Seed starts with scenes of real animal cruelty from PETA (and some of the film's profits will go to that organisation) as killer Max Seed watches on a TV screen. Is there a reason for showing this? That depends on your point of view, but it does get across the film's message right from the start – people are scum – and Boll did warn the audience before the film started. It is unsettling and upsetting but those are the reactions the film is aiming for.
Max Seed is a deformed, mask-wearing psycho killer, and that’s nothing new, nor is the fact he remains mute throughout the film, but unlike Rob Zombie’s recently released Halloween remake, which seems to want us to empathise with the killer (to the extent he’s almost the hero of the film), Seed elicits no sympathy from the viewer.

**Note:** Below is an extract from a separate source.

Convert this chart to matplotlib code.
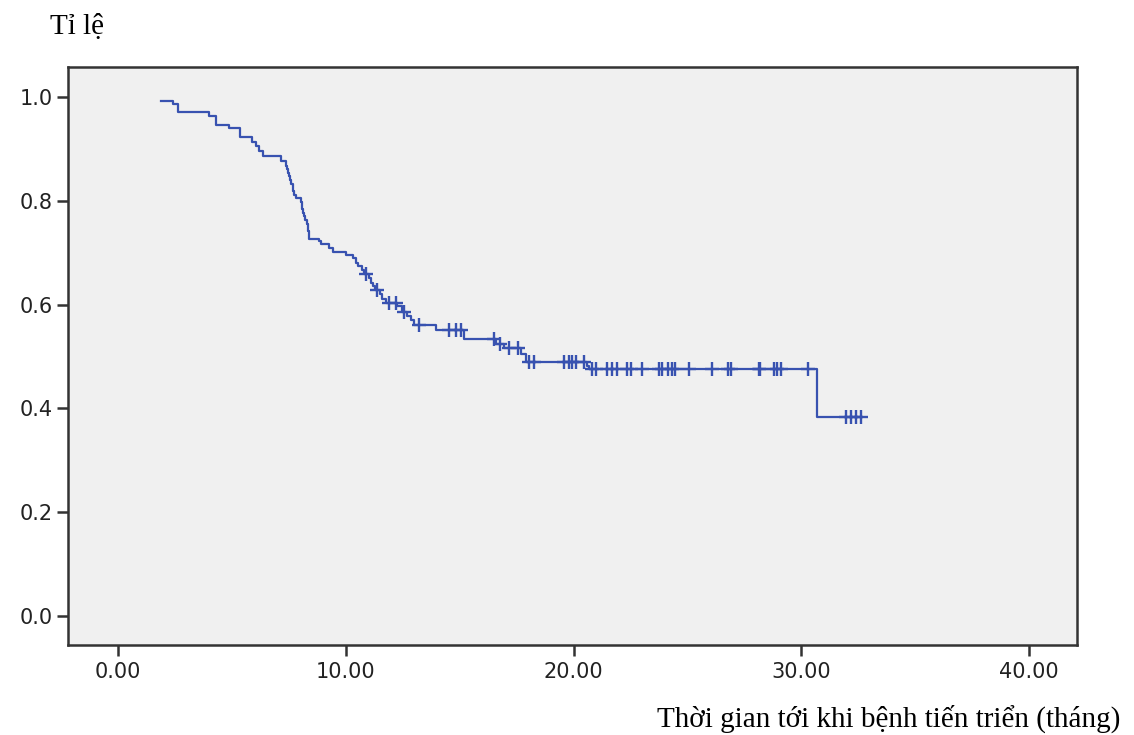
from matplotlib import pyplot as plt
import numpy as np

# Kaplan-Meier curve (months, survival after step)
start_time = 1.9
start_surv = 0.993

event_times = [2.39, 2.61, 3.97, 4.28, 4.85, 5.36, 5.90, 6.07, 6.20, 6.34,
               7.16, 7.35, 7.41, 7.46, 7.50, 7.55, 7.60, 7.66, 7.70, 7.74,
               7.80, 8.03, 8.06, 8.09, 8.12, 8.15, 8.22, 8.28, 8.33, 8.35,
               8.37, 8.39, 8.81, 8.91, 9.28, 9.42, 10.01, 10.30, 10.45, 10.55,
               10.70, 10.80, 11.03, 11.10, 11.20, 11.30, 11.50, 11.60, 11.75, 12.25,
               12.45, 12.70, 12.85, 13.00, 13.96, 15.20, 16.59, 16.95, 17.68, 17.93,
               20.60, 20.68, 30.67]
surv_values = [0.986, 0.971, 0.964, 0.947, 0.940, 0.923, 0.913, 0.906, 0.897, 0.886,
               0.876, 0.868, 0.861, 0.854, 0.847, 0.840, 0.833, 0.826, 0.819, 0.812,
               0.805, 0.798, 0.791, 0.784, 0.777, 0.770, 0.763, 0.756, 0.749, 0.741,
               0.733, 0.726, 0.722, 0.717, 0.710, 0.702, 0.696, 0.689, 0.681, 0.674,
               0.667, 0.660, 0.651, 0.642, 0.635, 0.628, 0.620, 0.611, 0.604, 0.597,
               0.586, 0.578, 0.570, 0.561, 0.552, 0.533, 0.525, 0.517, 0.505, 0.490,
               0.482, 0.476, 0.383]

# censored cases (+ marks)
censor_times = [10.89, 11.35, 11.91, 12.20, 12.57, 13.23, 14.54, 14.83, 15.05,
                16.52, 16.75, 17.17, 17.54, 18.05, 18.27, 19.58, 19.80, 19.93, 20.10,
                20.46, 20.82, 20.96, 21.48, 21.67, 21.89, 22.36, 22.52, 23.02, 23.75,
                23.89, 24.14, 24.34, 24.45, 25.07, 26.09, 26.78, 26.93, 28.14, 28.20,
                28.79, 28.94, 29.09, 30.29, 31.94, 32.16, 32.38, 32.60]

x_ticks = [0, 10, 20, 30, 40]
y_ticks = [0.0, 0.2, 0.4, 0.6, 0.8, 1.0]


def surv_at(t, times, values):
    idx = np.searchsorted(times, t, side='right') - 1
    return values[idx]


def main():
    times = np.array([start_time] + event_times + [max(censor_times)])
    values = np.array([start_surv] + surv_values + [surv_values[-1]])
    censor_y = [surv_at(t, times, values) for t in censor_times]

    fig = plt.figure(figsize=(11.34, 7.35), dpi=100)
    ax = fig.add_axes([68 / 1134, 1 - 645 / 735, (1077 - 68) / 1134, (645 - 67) / 735])
    ax.set_facecolor('#f0f0f0')

    color = '#3852b0'
    ax.step(times, values, where='post', color=color, linewidth=1.6)
    ax.plot(censor_times, censor_y, linestyle='none', marker='+', markersize=10,
            markeredgewidth=1.7, color=color)

    ax.set_xlim(-2.2, 42.1)
    ax.set_ylim(-0.056, 1.058)
    ax.set_xticks(x_ticks)
    ax.set_xticklabels(['%.2f' % v for v in x_ticks])
    ax.set_yticks(y_ticks)
    ax.set_yticklabels(['%.1f' % v for v in y_ticks])

    for spine in ax.spines.values():
        spine.set_color('#333333')
        spine.set_linewidth(1.8)
    ax.tick_params(direction='out', length=8, width=1.8, color='#333333',
                   labelsize=15, labelcolor='#222222')
    ax.tick_params(axis='x', pad=4)
    ax.tick_params(axis='y', pad=3)

    fig.text(50 / 1134, 1 - 27 / 735, 'Tỉ lệ', family='Liberation Serif',
             fontsize=21, va='center', ha='left')
    fig.text(1120 / 1134, 1 - 719 / 735, 'Thời gian tới khi bệnh tiến triển (tháng)',
             family='Liberation Serif', fontsize=21, va='center', ha='right')

    plt.savefig('out.png', dpi=100)


if __name__ == "__main__":
    main()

The film was short of plot (executed killer gets buried alive after the electric chair fails to kill him, digs his way out and sets about killing those responsible) but it’s not about plot, it’s making a statement about man's inhumanity to man and killer Max Seed says everything that needs to be said without uttering a word. A gory death is usually met with applause by the FrightFest crowd but when Seed kills a woman with a hammer the smattering of applause died out quickly. This wasn’t the fun gore of Wrong Turn 2, this was something different. Even with some dodgy CGI towards the end of the sequence, this was still the most unsettling and, yes, extreme thing I’ve seen in years.

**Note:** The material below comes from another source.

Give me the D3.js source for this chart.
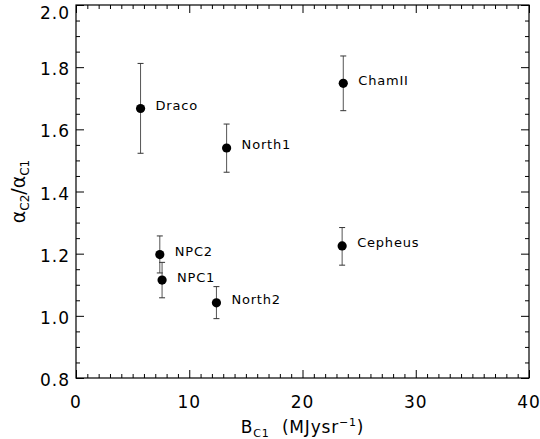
<!DOCTYPE html>
<html>
<head>
<meta charset="UTF-8">
<title>alpha ratio vs B</title>
<script src="https://cdn.jsdelivr.net/npm/d3@7"></script>
<style>
    body { margin: 0; background: #fff; }
    text { font-family: "DejaVu Sans", sans-serif; fill: #000; }
</style>
</head>
<body>
<div id="plot"></div>
<script>
    // data
    const names  = ["Draco", "North1", "NPC2", "NPC1", "North2", "ChamII", "Cepheus"];
    const bc1    = [5.7, 13.3, 7.4, 7.6, 12.4, 23.6, 23.5];
    const ratio  = [1.667, 1.540, 1.197, 1.115, 1.042, 1.748, 1.225];
    const errLo  = [1.523, 1.462, 1.138, 1.058, 0.991, 1.660, 1.163];
    const errHi  = [1.812, 1.617, 1.257, 1.172, 1.094, 1.836, 1.284];

    const xMajor = [0, 10, 20, 30, 40];
    const yMajor = [0.8, 1.0, 1.2, 1.4, 1.6, 1.8, 2.0];

    const W = 540, H = 439;
    const pL = 76, pR = 529, pT = 5, pB = 378;

    const svg = d3.select("#plot").append("svg")
        .attr("width", W).attr("height", H);

    const x = d3.scaleLinear().domain([0, 40]).range([pL, pR]);
    const y = d3.scaleLinear().domain([0.8, 2.0]).range([pB, pT]);

    const xMinor = d3.range(0, 41, 1).filter(d => d % 10 !== 0);
    const yMinor = d3.range(0.8, 2.0001, 0.05).filter(d => Math.abs(d * 5 - Math.round(d * 5)) > 1e-6);

    // tick marks only; ticks point inward on all four sides
    function drawTicks(axisFn, scale, major, minor, transform) {
        [[major, 8], [minor, 4]].forEach(([vals, len]) => {
            const g = svg.append("g").attr("transform", transform)
                .call(axisFn(scale).tickValues(vals).tickSize(len).tickSizeOuter(0).tickFormat(""));
            g.select(".domain").remove();
            g.selectAll("line").attr("stroke", "#000");
        });
    }

    drawTicks(d3.axisTop, x, xMajor, xMinor, `translate(0,${pB})`);
    drawTicks(d3.axisBottom, x, xMajor, xMinor, `translate(0,${pT})`);
    drawTicks(d3.axisRight, y, yMajor, yMinor, `translate(${pL},0)`);
    drawTicks(d3.axisLeft, y, yMajor, yMinor, `translate(${pR},0)`);

    // tick labels
    svg.append("g").selectAll("text").data(xMajor).join("text")
        .attr("x", d => x(d)).attr("y", 402)
        .attr("text-anchor", "middle").attr("dominant-baseline", "central")
        .attr("font-size", 17).attr("letter-spacing", 1).text(d => d);
    svg.append("g").selectAll("text").data(yMajor).join("text")
        .attr("x", 70).attr("y", d => Math.max(y(d) + 2, 13))
        .attr("text-anchor", "end").attr("dominant-baseline", "central")
        .attr("font-size", 17).attr("letter-spacing", 1).text(d => d.toFixed(1));

    // frame
    svg.append("rect")
        .attr("x", pL).attr("y", pT)
        .attr("width", pR - pL).attr("height", pB - pT)
        .attr("fill", "none").attr("stroke", "#000").attr("stroke-width", 1.2);

    // axis titles
    const xt = svg.append("text").attr("x", (pL + pR) / 2).attr("y", 433)
        .attr("text-anchor", "middle").attr("font-size", 17).attr("letter-spacing", 0.8);
    xt.append("tspan").text("B");
    xt.append("tspan").attr("font-size", 11).attr("dy", 4).text("C1");
    xt.append("tspan").attr("dy", -4).text("\u00a0\u00a0(MJysr");
    xt.append("tspan").attr("font-size", 11).attr("dy", -7).text("\u22121");
    xt.append("tspan").attr("dy", 7).text(")");

    const yt = svg.append("text")
        .attr("transform", `translate(25,${(pT + pB) / 2}) rotate(-90)`)
        .attr("text-anchor", "middle").attr("font-size", 19);
    yt.append("tspan").text("\u03b1");
    yt.append("tspan").attr("font-size", 12).attr("dy", 4).text("C2");
    yt.append("tspan").attr("dy", -4).text("/\u03b1");
    yt.append("tspan").attr("font-size", 12).attr("dy", 4).text("C1");

    // points
    const pts = names.map((n, i) => ({name: n, x: bc1[i], y: ratio[i], lo: errLo[i], hi: errHi[i]}));
    const g = svg.append("g");
    const cap = 3;

    g.selectAll(".err").data(pts).join("line").attr("class", "err")
        .attr("x1", d => x(d.x)).attr("x2", d => x(d.x))
        .attr("y1", d => y(d.lo)).attr("y2", d => y(d.hi))
        .attr("stroke", "#555").attr("stroke-width", 1);
    g.selectAll(".capHi").data(pts).join("line").attr("class", "capHi")
        .attr("x1", d => x(d.x) - cap).attr("x2", d => x(d.x) + cap)
        .attr("y1", d => y(d.hi)).attr("y2", d => y(d.hi))
        .attr("stroke", "#333");
    g.selectAll(".capLo").data(pts).join("line").attr("class", "capLo")
        .attr("x1", d => x(d.x) - cap).attr("x2", d => x(d.x) + cap)
        .attr("y1", d => y(d.lo)).attr("y2", d => y(d.lo))
        .attr("stroke", "#333");

    g.selectAll("circle").data(pts).join("circle")
        .attr("cx", d => x(d.x)).attr("cy", d => y(d.y)).attr("r", 4.6)
        .attr("fill", "#000");

    g.selectAll(".lbl").data(pts).join("text").attr("class", "lbl")
        .attr("x", d => x(d.x) + 15).attr("y", d => y(d.y) - 3)
        .attr("dominant-baseline", "central")
        .attr("font-size", 13).attr("letter-spacing", 0.8).text(d => d.name);
</script>
</body>
</html>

Two people walked out of the screening. That wouldn’t be anything special at an ordinary showing, but for an audience of hardened horror fans it says a lot about the extreme nature of the film. It keeps the same tone throughout and doesn’t even wimp out at the end, delivering the darkest denouement I think I’ve ever seen.
I was so surprised I’d enjoyed the film (well, perhaps enjoyed is the wrong word) that I took the opportunity to shake Mr Boll’s hand after the film and tell him so. I think many people’s problem with Boll is envy — he’s managing to get films made without big Hollywood production companies and while they may not all be great (or even good), he’s not deserving of the title of worst director in the world; anyone who’s seen a Jess Franco film knows that. He’s passionate about his films and the horror genre and that can only be a good thing. During the Q&A after the film he complained about being short-changed by IMDb, saying that they allowed voting on his films earlier than anyone else’s, often even before they had finished editing them. When I got home that night I checked the user rating for Seed — it was under 2 with over 500 votes and ranked in the bottom 100 list. Given that this was the film's first screening, it adds a little weight to Uwe’s claims.